◆ Instructions for the task ◆
Quote the full listing word for word.

◆ Given information ◆
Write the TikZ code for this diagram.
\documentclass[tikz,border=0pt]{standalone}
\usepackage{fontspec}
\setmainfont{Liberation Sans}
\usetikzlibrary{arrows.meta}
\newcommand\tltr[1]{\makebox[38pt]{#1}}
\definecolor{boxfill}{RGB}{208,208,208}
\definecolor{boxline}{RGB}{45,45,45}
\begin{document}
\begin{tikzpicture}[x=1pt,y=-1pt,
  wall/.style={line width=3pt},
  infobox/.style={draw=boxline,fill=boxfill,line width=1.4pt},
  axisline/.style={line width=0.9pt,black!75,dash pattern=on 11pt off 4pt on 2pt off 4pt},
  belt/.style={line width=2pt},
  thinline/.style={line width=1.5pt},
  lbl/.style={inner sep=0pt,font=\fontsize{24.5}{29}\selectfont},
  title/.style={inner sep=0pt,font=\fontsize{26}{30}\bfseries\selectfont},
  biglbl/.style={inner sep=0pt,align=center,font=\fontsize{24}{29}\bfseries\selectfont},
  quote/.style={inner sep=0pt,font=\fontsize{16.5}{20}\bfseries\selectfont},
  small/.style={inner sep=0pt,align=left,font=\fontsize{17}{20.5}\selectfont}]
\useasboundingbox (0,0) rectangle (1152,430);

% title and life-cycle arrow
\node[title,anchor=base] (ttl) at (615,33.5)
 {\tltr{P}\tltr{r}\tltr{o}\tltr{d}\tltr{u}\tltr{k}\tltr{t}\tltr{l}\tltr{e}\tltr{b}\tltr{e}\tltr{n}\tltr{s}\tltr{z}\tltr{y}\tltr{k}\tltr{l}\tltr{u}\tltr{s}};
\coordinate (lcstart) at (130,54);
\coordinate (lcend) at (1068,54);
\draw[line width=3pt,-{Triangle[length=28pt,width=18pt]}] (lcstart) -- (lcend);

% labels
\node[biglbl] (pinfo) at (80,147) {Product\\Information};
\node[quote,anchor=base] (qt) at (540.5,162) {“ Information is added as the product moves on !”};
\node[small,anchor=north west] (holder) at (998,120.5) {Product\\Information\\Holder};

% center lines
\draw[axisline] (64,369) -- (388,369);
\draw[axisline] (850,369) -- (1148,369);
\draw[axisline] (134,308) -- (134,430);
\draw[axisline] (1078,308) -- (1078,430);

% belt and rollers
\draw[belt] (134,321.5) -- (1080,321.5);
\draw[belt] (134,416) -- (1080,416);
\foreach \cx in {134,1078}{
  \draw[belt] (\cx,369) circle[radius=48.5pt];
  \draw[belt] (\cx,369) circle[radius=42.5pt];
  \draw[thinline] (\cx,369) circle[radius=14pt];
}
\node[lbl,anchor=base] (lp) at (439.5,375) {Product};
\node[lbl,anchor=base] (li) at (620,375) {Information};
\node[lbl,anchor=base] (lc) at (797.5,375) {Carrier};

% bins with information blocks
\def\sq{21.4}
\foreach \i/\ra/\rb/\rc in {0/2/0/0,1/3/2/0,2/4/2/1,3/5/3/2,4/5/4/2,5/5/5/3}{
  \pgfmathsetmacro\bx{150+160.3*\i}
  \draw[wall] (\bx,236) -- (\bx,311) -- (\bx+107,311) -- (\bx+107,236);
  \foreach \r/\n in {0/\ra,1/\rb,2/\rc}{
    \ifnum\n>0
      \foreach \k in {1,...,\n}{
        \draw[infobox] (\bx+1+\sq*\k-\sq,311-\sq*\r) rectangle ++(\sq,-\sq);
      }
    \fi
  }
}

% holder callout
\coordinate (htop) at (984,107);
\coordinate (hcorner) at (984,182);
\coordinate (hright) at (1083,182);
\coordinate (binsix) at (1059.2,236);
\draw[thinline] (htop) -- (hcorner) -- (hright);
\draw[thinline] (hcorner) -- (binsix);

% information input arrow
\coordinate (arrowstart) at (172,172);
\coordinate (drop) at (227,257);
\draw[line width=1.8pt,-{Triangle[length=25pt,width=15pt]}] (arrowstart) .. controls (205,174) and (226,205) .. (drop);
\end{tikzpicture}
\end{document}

◆ Answer ◆
Write the TikZ code for this diagram.
\documentclass[tikz,border=0pt]{standalone}
\usepackage{fontspec}
\setmainfont{Liberation Sans}
\usetikzlibrary{arrows.meta}
\newcommand\tltr[1]{\makebox[38pt]{#1}}
\definecolor{boxfill}{RGB}{208,208,208}
\definecolor{boxline}{RGB}{45,45,45}
\begin{document}
\begin{tikzpicture}[x=1pt,y=-1pt,
  wall/.style={line width=3pt},
  infobox/.style={draw=boxline,fill=boxfill,line width=1.4pt},
  axisline/.style={line width=0.9pt,black!75,dash pattern=on 11pt off 4pt on 2pt off 4pt},
  belt/.style={line width=2pt},
  thinline/.style={line width=1.5pt},
  lbl/.style={inner sep=0pt,font=\fontsize{24.5}{29}\selectfont},
  title/.style={inner sep=0pt,font=\fontsize{26}{30}\bfseries\selectfont},
  biglbl/.style={inner sep=0pt,align=center,font=\fontsize{24}{29}\bfseries\selectfont},
  quote/.style={inner sep=0pt,font=\fontsize{16.5}{20}\bfseries\selectfont},
  small/.style={inner sep=0pt,align=left,font=\fontsize{17}{20.5}\selectfont}]
\useasboundingbox (0,0) rectangle (1152,430);

% title and life-cycle arrow
\node[title,anchor=base] (ttl) at (615,33.5)
 {\tltr{P}\tltr{r}\tltr{o}\tltr{d}\tltr{u}\tltr{k}\tltr{t}\tltr{l}\tltr{e}\tltr{b}\tltr{e}\tltr{n}\tltr{s}\tltr{z}\tltr{y}\tltr{k}\tltr{l}\tltr{u}\tltr{s}};
\coordinate (lcstart) at (130,54);
\coordinate (lcend) at (1068,54);
\draw[line width=3pt,-{Triangle[length=28pt,width=18pt]}] (lcstart) -- (lcend);

% labels
\node[biglbl] (pinfo) at (80,147) {Product\\Information};
\node[quote,anchor=base] (qt) at (540.5,162) {“ Information is added as the product moves on !”};
\node[small,anchor=north west] (holder) at (998,120.5) {Product\\Information\\Holder};

% center lines
\draw[axisline] (64,369) -- (388,369);
\draw[axisline] (850,369) -- (1148,369);
\draw[axisline] (134,308) -- (134,430);
\draw[axisline] (1078,308) -- (1078,430);

% belt and rollers
\draw[belt] (134,321.5) -- (1080,321.5);
\draw[belt] (134,416) -- (1080,416);
\foreach \cx in {134,1078}{
  \draw[belt] (\cx,369) circle[radius=48.5pt];
  \draw[belt] (\cx,369) circle[radius=42.5pt];
  \draw[thinline] (\cx,369) circle[radius=14pt];
}
\node[lbl,anchor=base] (lp) at (439.5,375) {Product};
\node[lbl,anchor=base] (li) at (620,375) {Information};
\node[lbl,anchor=base] (lc) at (797.5,375) {Carrier};

% bins with information blocks
\def\sq{21.4}
\foreach \i/\ra/\rb/\rc in {0/2/0/0,1/3/2/0,2/4/2/1,3/5/3/2,4/5/4/2,5/5/5/3}{
  \pgfmathsetmacro\bx{150+160.3*\i}
  \draw[wall] (\bx,236) -- (\bx,311) -- (\bx+107,311) -- (\bx+107,236);
  \foreach \r/\n in {0/\ra,1/\rb,2/\rc}{
    \ifnum\n>0
      \foreach \k in {1,...,\n}{
        \draw[infobox] (\bx+1+\sq*\k-\sq,311-\sq*\r) rectangle ++(\sq,-\sq);
      }
    \fi
  }
}

% holder callout
\coordinate (htop) at (984,107);
\coordinate (hcorner) at (984,182);
\coordinate (hright) at (1083,182);
\coordinate (binsix) at (1059.2,236);
\draw[thinline] (htop) -- (hcorner) -- (hright);
\draw[thinline] (hcorner) -- (binsix);

% information input arrow
\coordinate (arrowstart) at (172,172);
\coordinate (drop) at (227,257);
\draw[line width=1.8pt,-{Triangle[length=25pt,width=15pt]}] (arrowstart) .. controls (205,174) and (226,205) .. (drop);
\end{tikzpicture}
\end{document}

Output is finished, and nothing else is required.